++++ Recorded information

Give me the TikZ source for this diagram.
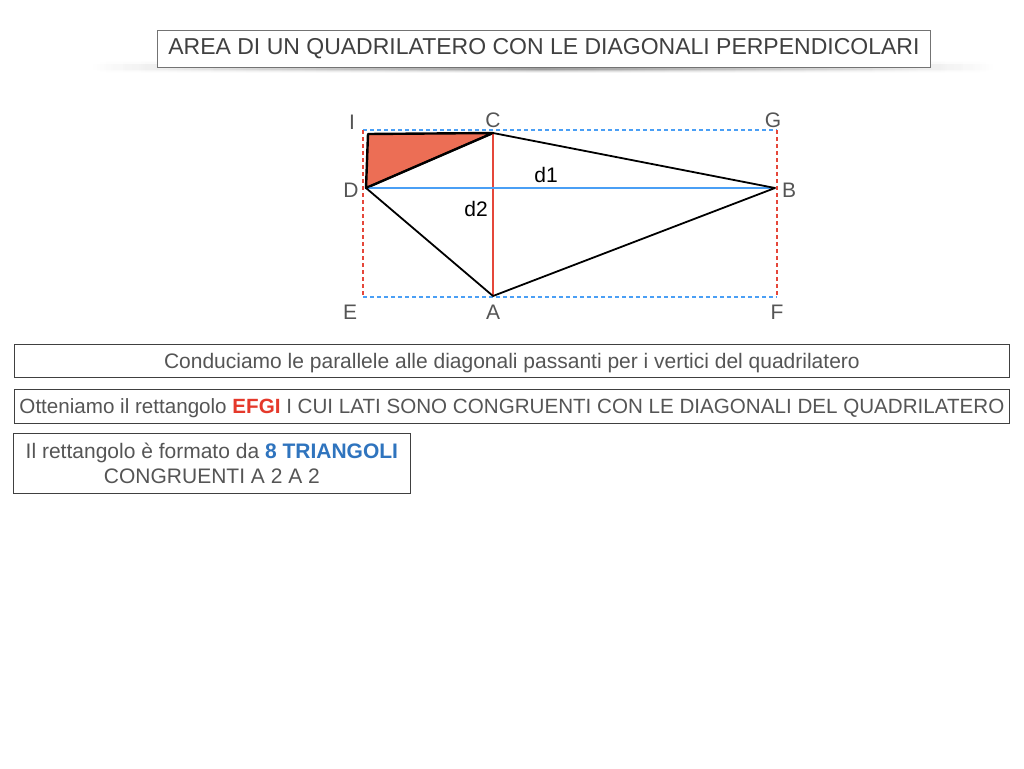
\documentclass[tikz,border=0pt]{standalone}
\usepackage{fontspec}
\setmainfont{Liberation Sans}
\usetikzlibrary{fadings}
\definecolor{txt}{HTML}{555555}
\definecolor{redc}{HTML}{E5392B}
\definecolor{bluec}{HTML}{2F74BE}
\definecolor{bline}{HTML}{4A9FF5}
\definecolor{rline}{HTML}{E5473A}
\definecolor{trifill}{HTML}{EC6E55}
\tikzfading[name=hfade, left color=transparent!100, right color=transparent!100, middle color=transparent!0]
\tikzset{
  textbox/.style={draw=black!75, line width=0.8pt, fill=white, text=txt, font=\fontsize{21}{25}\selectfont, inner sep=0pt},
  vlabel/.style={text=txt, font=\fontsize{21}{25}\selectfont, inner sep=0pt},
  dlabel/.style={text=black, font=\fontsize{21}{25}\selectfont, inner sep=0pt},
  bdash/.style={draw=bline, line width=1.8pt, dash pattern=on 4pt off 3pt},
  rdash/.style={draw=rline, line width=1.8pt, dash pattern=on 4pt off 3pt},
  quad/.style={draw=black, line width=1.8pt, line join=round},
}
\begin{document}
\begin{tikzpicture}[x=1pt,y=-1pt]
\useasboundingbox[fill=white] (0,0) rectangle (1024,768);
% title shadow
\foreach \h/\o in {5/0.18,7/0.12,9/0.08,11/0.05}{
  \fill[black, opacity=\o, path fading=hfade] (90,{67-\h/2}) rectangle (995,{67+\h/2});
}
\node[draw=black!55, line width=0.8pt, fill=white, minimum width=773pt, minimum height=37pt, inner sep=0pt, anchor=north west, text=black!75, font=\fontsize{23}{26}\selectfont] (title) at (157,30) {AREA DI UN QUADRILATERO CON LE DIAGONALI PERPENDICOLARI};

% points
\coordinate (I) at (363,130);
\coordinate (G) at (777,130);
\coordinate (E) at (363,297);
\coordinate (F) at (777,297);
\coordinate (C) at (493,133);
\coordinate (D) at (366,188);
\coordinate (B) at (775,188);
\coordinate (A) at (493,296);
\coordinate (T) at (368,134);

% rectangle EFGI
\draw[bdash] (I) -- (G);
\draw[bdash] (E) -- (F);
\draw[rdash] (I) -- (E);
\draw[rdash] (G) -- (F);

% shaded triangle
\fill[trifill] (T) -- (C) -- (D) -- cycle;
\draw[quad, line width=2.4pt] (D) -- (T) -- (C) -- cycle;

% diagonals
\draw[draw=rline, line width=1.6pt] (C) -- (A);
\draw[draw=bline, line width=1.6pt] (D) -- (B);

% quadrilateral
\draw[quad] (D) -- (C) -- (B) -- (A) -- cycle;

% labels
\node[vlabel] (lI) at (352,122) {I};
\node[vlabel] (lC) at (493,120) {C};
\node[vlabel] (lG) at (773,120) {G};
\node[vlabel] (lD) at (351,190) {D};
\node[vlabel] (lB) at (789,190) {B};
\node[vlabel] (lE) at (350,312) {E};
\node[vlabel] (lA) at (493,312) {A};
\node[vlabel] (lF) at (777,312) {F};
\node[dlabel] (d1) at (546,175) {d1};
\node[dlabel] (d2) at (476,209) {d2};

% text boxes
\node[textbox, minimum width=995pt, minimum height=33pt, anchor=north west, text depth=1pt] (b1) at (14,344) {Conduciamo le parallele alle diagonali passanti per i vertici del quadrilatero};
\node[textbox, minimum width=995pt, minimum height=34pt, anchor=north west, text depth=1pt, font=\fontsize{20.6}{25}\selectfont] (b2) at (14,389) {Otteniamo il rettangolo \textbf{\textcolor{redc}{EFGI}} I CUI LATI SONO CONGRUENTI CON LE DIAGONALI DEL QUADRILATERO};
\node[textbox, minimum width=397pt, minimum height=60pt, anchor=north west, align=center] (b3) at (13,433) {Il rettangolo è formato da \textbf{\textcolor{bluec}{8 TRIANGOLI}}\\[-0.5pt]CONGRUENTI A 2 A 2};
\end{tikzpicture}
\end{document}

++++++++

Given exercise ▸ Repeat exactly and only the lines from the start of the data above through the line that holds "width=0.8pt, fill=white, minimum", inclusive. Pictures do not belong in the copy.

Result for this task ▸
Give me the TikZ source for this diagram.
\documentclass[tikz,border=0pt]{standalone}
\usepackage{fontspec}
\setmainfont{Liberation Sans}
\usetikzlibrary{fadings}
\definecolor{txt}{HTML}{555555}
\definecolor{redc}{HTML}{E5392B}
\definecolor{bluec}{HTML}{2F74BE}
\definecolor{bline}{HTML}{4A9FF5}
\definecolor{rline}{HTML}{E5473A}
\definecolor{trifill}{HTML}{EC6E55}
\tikzfading[name=hfade, left color=transparent!100, right color=transparent!100, middle color=transparent!0]
\tikzset{
  textbox/.style={draw=black!75, line width=0.8pt, fill=white, text=txt, font=\fontsize{21}{25}\selectfont, inner sep=0pt},
  vlabel/.style={text=txt, font=\fontsize{21}{25}\selectfont, inner sep=0pt},
  dlabel/.style={text=black, font=\fontsize{21}{25}\selectfont, inner sep=0pt},
  bdash/.style={draw=bline, line width=1.8pt, dash pattern=on 4pt off 3pt},
  rdash/.style={draw=rline, line width=1.8pt, dash pattern=on 4pt off 3pt},
  quad/.style={draw=black, line width=1.8pt, line join=round},
}
\begin{document}
\begin{tikzpicture}[x=1pt,y=-1pt]
\useasboundingbox[fill=white] (0,0) rectangle (1024,768);
% title shadow
\foreach \h/\o in {5/0.18,7/0.12,9/0.08,11/0.05}{
  \fill[black, opacity=\o, path fading=hfade] (90,{67-\h/2}) rectangle (995,{67+\h/2});
}
\node[draw=black!55, line width=0.8pt, fill=white, minimum width=773pt, minimum height=37pt, inner sep=0pt, anchor=north west, text=black!75, font=\fontsize{23}{26}\selectfont] (title) at (157,30) {AREA DI UN QUADRILATERO CON LE DIAGONALI PERPENDICOLARI};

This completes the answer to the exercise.